Problems from this condition may be divided into four categories: 1) local prominence and impingement by the exostoses; 2) asymmetric growth of two-bone segments, such as the forearm and the leg; 3) limb-length inequality; and 4) late degeneration into chondrosarcoma.
Local prominence may cause pressure on muscles, tendons, or nerves, resulting in pain, limited motion (i.e., forearm motion), or nerve palsy (i.e., peroneal palsy from a proximal fibular lesion). Asymmetric growth often results in angular deformities of the upper and lower limbs. Valgus may develop at the wrist, knee, and ankle. The natural history of these deformities has been described as progressive, with variable weakness, functional impairment, and worsening cosmetic deformity of the extremity. Limb-length inequality is common due to more involvement of one limb than the other. Malignant transformation in the pediatric age group is very rare, and is difficult to monitor. The most practical way is educating patients and parents about signs of malignant transformation, such as increased growth of an exostosis or pain over an exostosis.
Radiographic Findings
Unlike solitary osteochondromas, hereditary multiple exostoses involve a significantly greater portion of the metaphysis or diaphysis and are generally more irregular in shape. Over time, lesions that begin in the metaphyseal region migrate into the diaphysis of the long bones. The exostoses vary in number, size, and configuration. Like solitary osteochondromas, they may grow perpendicular to the bone in a sessile or pedunculated fashion.
They nearly always point away from the physis. The cortex of the exostosis is contiguous with that of the bone itself. Exostoses on the undersurface of the scapula may be identified on plain films, but are best evaluated by CT.
The ulna is shorter than the radius and the radius is bowed laterally, with its concavity towards the short ulna. Often the distal end of the ulna is more severely affected than the distal end of the radius, leading to this discrepancy in length. Subluxation/dislocation of the radial head occurs and is usually associated with a negative ulnar variance. The femoral necks are usually wide and in valgus. Genu valgum and ankle valgus may be seen.
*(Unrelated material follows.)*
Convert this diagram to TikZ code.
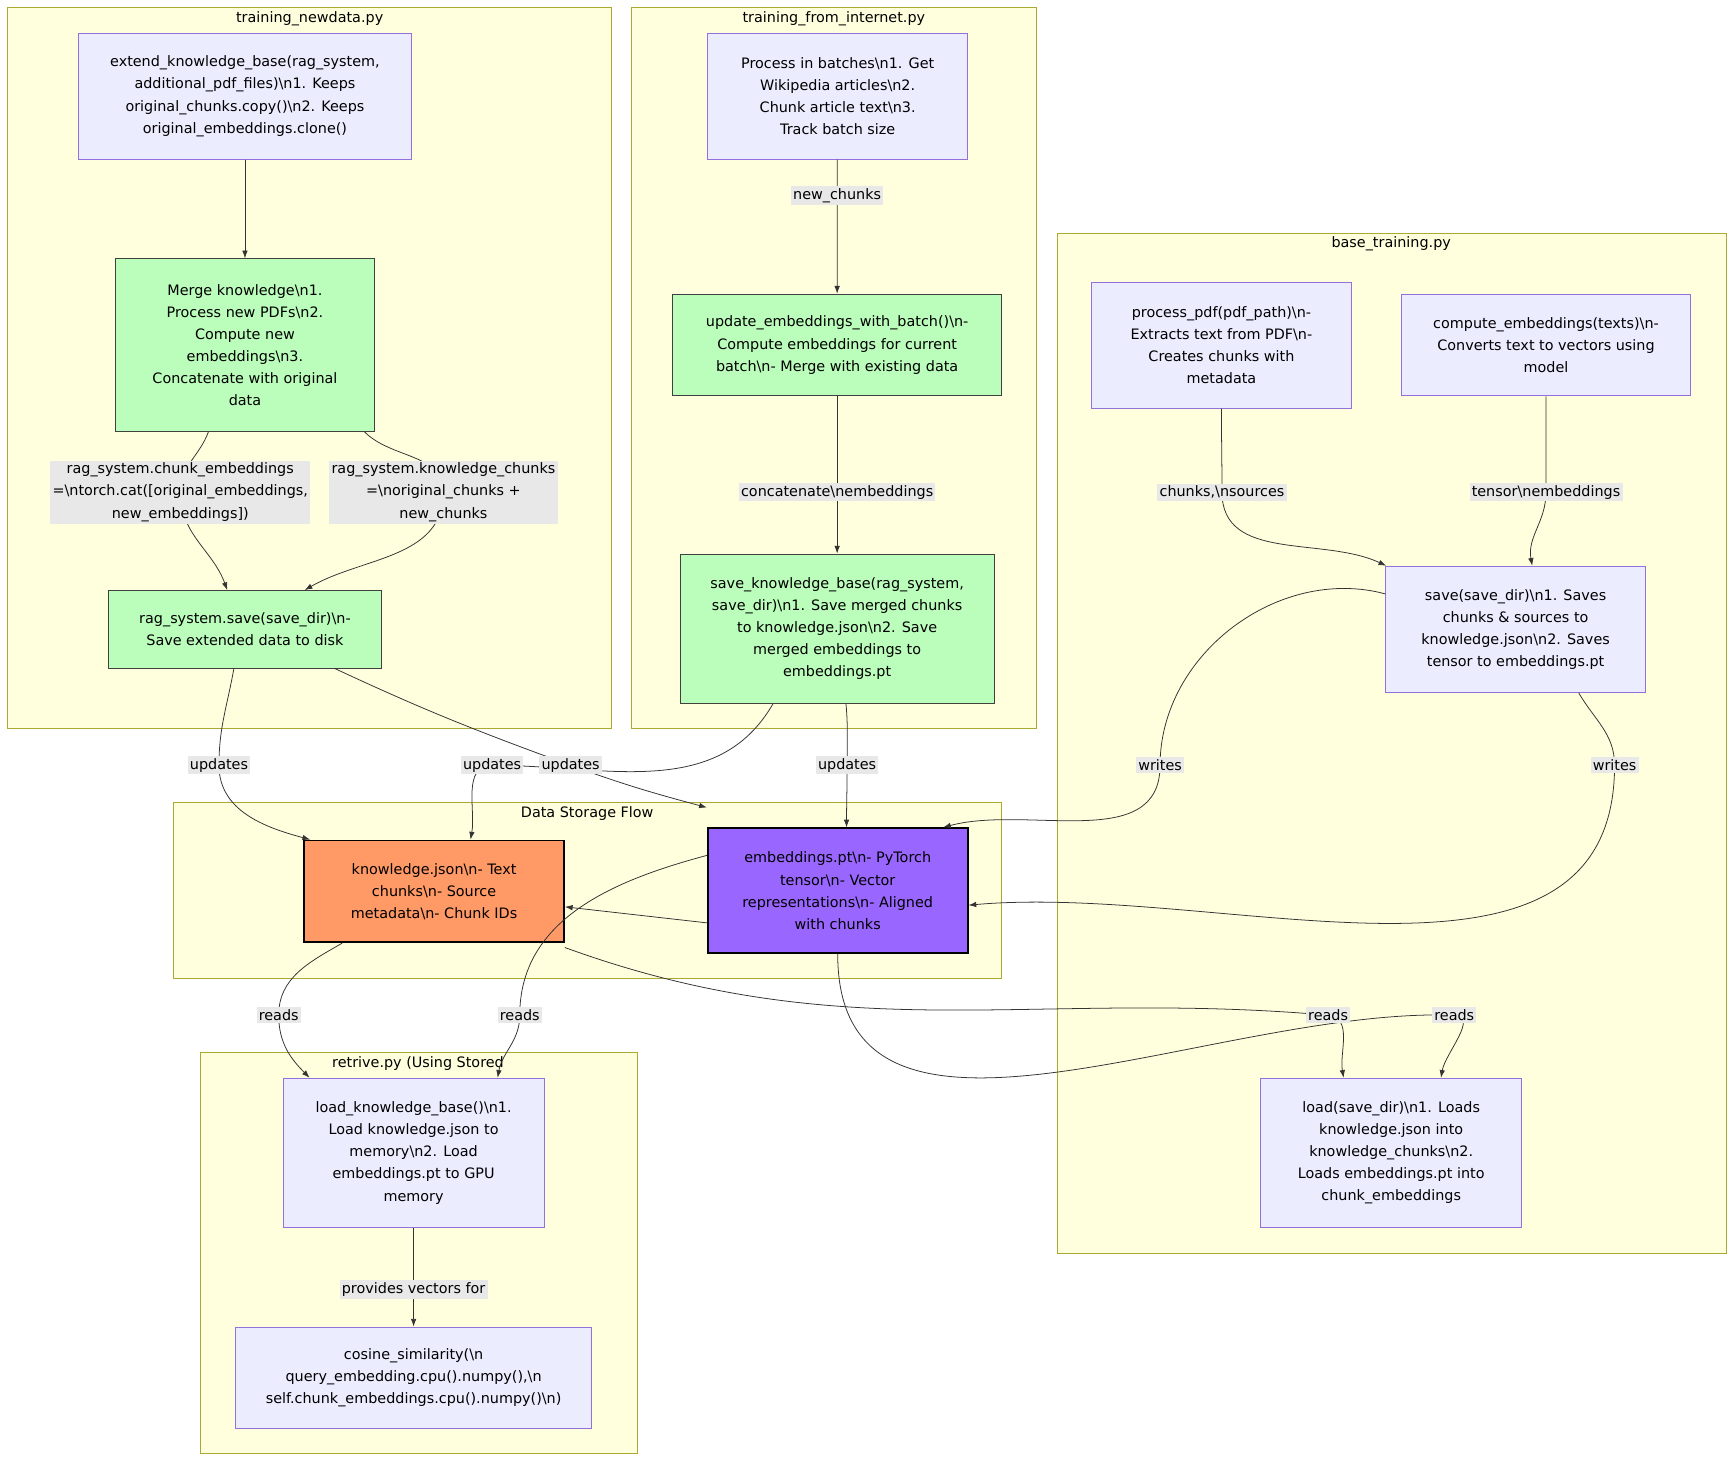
\documentclass[tikz,border=0pt]{standalone}
\usepackage{fontspec}
\setmainfont{DejaVu Sans}
\usetikzlibrary{arrows.meta}
\newcommand\bn{\textbackslash n}
\definecolor{clf}{HTML}{FFFFDE}\definecolor{cls}{HTML}{AAAA33}
\definecolor{nf}{HTML}{ECECFF}\definecolor{ns}{HTML}{9370DB}
\definecolor{gf}{HTML}{BBFDBB}\definecolor{lb}{HTML}{E8E8E8}
\definecolor{of}{HTML}{FF9966}\definecolor{pf}{HTML}{9966FF}
\begin{document}
\begin{tikzpicture}[x=1pt,y=-1pt,font=\fontsize{13}{20}\selectfont,
 cl/.style={draw=cls,fill=clf,line width=0.8pt},
 ctitle/.style={anchor=north,inner sep=2pt},
 nd/.style={draw=ns,fill=nf,line width=0.8pt,align=center,inner sep=4pt},
 gn/.style={draw=black!75,fill=gf,line width=0.8pt,align=center,inner sep=4pt},
 e/.style={draw=black!80,line width=0.7pt,-{Latex[length=7pt,width=5pt]}},
 el/.style={fill=lb,align=center,inner sep=2pt}]
\useasboundingbox (0,0) rectangle (1568,1322);
\fill[white] (0,0) rectangle (1568,1322);
% clusters
\draw[cl] (7,7) rectangle (553,659); \node[ctitle] (t1) at (280,8) {training\_newdata.py};
\draw[cl] (571,7) rectangle (937,659); \node[ctitle] (t2) at (754,8) {training\_from\_internet.py};
\draw[cl] (956,211) rectangle (1561,1133); \node[ctitle] (t3) at (1258,212) {base\_training.py};
\draw[cl] (157,726) rectangle (906,885); \node[ctitle] (t4) at (531,727) {Data Storage Flow};
\draw[cl] (181,952) rectangle (576,1314); \node[ctitle] (t5) at (378,953) {retrive.py (Using Stored};
% nodes
\node[nd,minimum width=301,minimum height=114] (n1) at (221.5,87) {extend\_knowledge\_base(rag\_system,\\additional\_pdf\_files)\bn1. Keeps\\original\_chunks.copy()\bn2. Keeps\\original\_embeddings.clone()};
\node[gn,minimum width=235,minimum height=156] (mg) at (221.5,312) {Merge knowledge\bn1.\\Process new PDFs\bn2.\\Compute new\\embeddings\bn3.\\Concatenate with original\\data};
\node[gn,minimum width=247,minimum height=70] (s1) at (221.5,569) {rag\_system.save(save\_dir)\bn-\\Save extended data to disk};
\node[nd,minimum width=235,minimum height=114] (p1) at (757.5,87) {Process in batches\bn1. Get\\Wikipedia articles\bn2.\\Chunk article text\bn3.\\Track batch size};
\node[gn,minimum width=298,minimum height=92] (up) at (757,312) {update\_embeddings\_with\_batch()\bn-\\Compute embeddings for current\\batch\bn- Merge with existing data};
\node[gn,minimum width=284,minimum height=135] (sk) at (757,568.5) {save\_knowledge\_base(rag\_system,\\save\_dir)\bn1. Save merged chunks\\to knowledge.json\bn2. Save\\merged embeddings to\\embeddings.pt};
\node[nd,minimum width=235,minimum height=114] (pp) at (1104.5,312) {process\_pdf(pdf\_path)\bn-\\Extracts text from PDF\bn-\\Creates chunks with\\metadata};
\node[nd,minimum width=262,minimum height=92] (ce) at (1398,312) {compute\_embeddings(texts)\bn-\\Converts text to vectors using\\model};
\node[nd,minimum width=235,minimum height=114] (sv) at (1370.5,569) {save(save\_dir)\bn1. Saves\\chunks \& sources to\\knowledge.json\bn2. Saves\\tensor to embeddings.pt};
\node[nd,minimum width=236,minimum height=135] (ld) at (1258,1042.5) {load(save\_dir)\bn1. Loads\\knowledge.json into\\knowledge\_chunks\bn2.\\Loads embeddings.pt into\\chunk\_embeddings};
\node[draw=black,line width=1.6pt,fill=of,align=center,minimum width=235,minimum height=92] (kj) at (392.5,806) {knowledge.json\bn- Text\\chunks\bn- Source\\metadata\bn- Chunk IDs};
\node[draw=black,line width=1.6pt,fill=pf,align=center,minimum width=235,minimum height=113] (em) at (757.5,805.5) {embeddings.pt\bn- PyTorch\\tensor\bn- Vector\\representations\bn- Aligned\\with chunks};
\node[nd,minimum width=236,minimum height=135] (lk) at (374,1042.5) {load\_knowledge\_base()\bn1.\\Load knowledge.json to\\memory\bn2. Load\\embeddings.pt to GPU\\memory};
\node[nd,minimum width=322,minimum height=92] (cs) at (374,1246) {cosine\_similarity(\bn\\query\_embedding.cpu().numpy(),\bn\\self.chunk\_embeddings.cpu().numpy()\bn)};
% coordinates
\coordinate (l1) at (163,445); \coordinate (l2) at (401,445);
\coordinate (l3) at (757,177); \coordinate (l4) at (757,445);
\coordinate (l5) at (1105,445); \coordinate (l6) at (1398,445);
\coordinate (u1) at (198,692); \coordinate (u2) at (516,692);
\coordinate (u3) at (445,692); \coordinate (u4) at (766,692);
\coordinate (w1) at (1049,692); \coordinate (w2) at (1460,692);
\coordinate (r1) at (252,918); \coordinate (r2) at (470,918);
\coordinate (r3) at (1201,918); \coordinate (r4) at (1315,918);
\coordinate (l7) at (374,1166);
% edges
\draw[e] (n1) -- (mg);
\draw[e] ([xshift=-33]mg.south) to[out=-110,in=90] (l1) to[out=-90,in=110] ([xshift=-16]s1.north);
\draw[e] ([xshift=108]mg.south) to[out=-45,in=90] (l2) to[out=-90,in=30] ([xshift=54]s1.north);
\draw[e] (p1) -- (l3) -- (up);
\draw[e] (up) -- (l4) -- (sk);
\draw[e] (pp.south) to[out=-90,in=90] (l5) to[out=-90,in=155] ([xshift=-117]sv.north);
\draw[e] (ce.south) to[out=-90,in=90] (l6) to[out=-90,in=100] ([xshift=15]sv.north);
\draw[e] ([xshift=-10]s1.south) to[out=-100,in=90] (u1) to[out=-90,in=165] ([xshift=-112]kj.north);
\draw[e] ([xshift=81]s1.south) to[out=-25,in=160] (u2) to[out=-20,in=165] ([yshift=18]em.north west);
\draw[e] ([xshift=-58]sk.south) to[out=-120,in=0] (u3) to[out=180,in=80] ([xshift=33]kj.north);
\draw[e] ([xshift=8]sk.south) to[out=-85,in=90] (u4) to[out=-90,in=90] ([xshift=8]em.north);
\draw[e] ([yshift=32]sv.west) to[out=165,in=90] (w1) to[out=-90,in=15] ([xshift=-23]em.north east);
\draw[e] ([xshift=57]sv.south) to[out=-60,in=90] (w2) to[out=-90,in=5] ([yshift=-13]em.east);
\draw[e] ([yshift=-29]em.west) -- ([yshift=-14]kj.east);
\draw[e] ([xshift=-83]kj.south) to[out=-150,in=90] (r1) to[out=-90,in=135] ([xshift=-94]lk.north);
\draw[e] ([yshift=32]em.west) to[out=195,in=90] (r2) to[out=-90,in=80] ([xshift=76]lk.north);
\draw[e] ([yshift=-4]kj.south east) to[out=-20,in=175] (r3) to[out=-5,in=100] ([xshift=-43]ld.north);
\draw[e] (em.south) to[out=-90,in=178] (r4) to[out=-2,in=80] ([xshift=45]ld.north);
\draw[e] (lk) -- (l7) -- (cs);
% labels
\node[el] (a1) at (l1) {rag\_system.chunk\_embeddings\\=\bn torch.cat([original\_embeddings,\\new\_embeddings])};
\node[el] (a2) at (l2) {rag\_system.knowledge\_chunks\\=\bn original\_chunks +\\new\_chunks};
\node[el] (a3) at (l3) {new\_chunks};
\node[el] (a4) at (l4) {concatenate\bn embeddings};
\node[el] (a5) at (l5) {chunks,\bn sources};
\node[el] (a6) at (l6) {tensor\bn embeddings};
\node[el] (b1) at (u1) {updates}; \node[el] (b2) at (u2) {updates};
\node[el] (b3) at (u3) {updates}; \node[el] (b4) at (u4) {updates};
\node[el] (c1) at (w1) {writes}; \node[el] (c2) at (w2) {writes};
\node[el] (d1) at (r1) {reads}; \node[el] (d2) at (r2) {reads};
\node[el] (d3) at (r3) {reads}; \node[el] (d4) at (r4) {reads};
\node[el] (a7) at (l7) {provides vectors for};
\end{tikzpicture}
\end{document}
Orthopaedic Considerations
Because the lesions are numerous and multiple bones are affected, a careful evaluation of the upper and lower limbs, including range of motion of the joints, neurologic examination, and measurement of the angular deformities, should be performed. Any exostoses causing significant symptoms should be excised. Reasonable indications include pain, growth disturbance leading to angular deformity or limb-length discrepancy, joint motion compromised by juxta-articular lesions, soft tissue impingement or tethering, false aneurysm produced by an osteochondroma, painful bursa formation, obvious cosmetic deformity, and a rapid increase in the size of a lesion.
Osteochondromas involving the forearm frequently lead to surgical intervention. Early excision of the lesions on the radius and ulna does not alter or correct existing deformity, but it may delay progression of the deformity. If ulnar shortening has occurred with bowing of the radius, lengthening of the ulna combined with distal radial osteotomy or hemiepiphyseodesis has been found effective in correcting the deformity. Painful radial head dislocations can be safely excised following skeletal maturity. Significant valgus deformities of the knee and ankle are treated by osteotomy or hemiepiphyseodesis when young, or corrective varus osteotomy when older (near maturity). Epiphyseodesis is the most appropriate treatment for significant limb-length inequality in growing patients.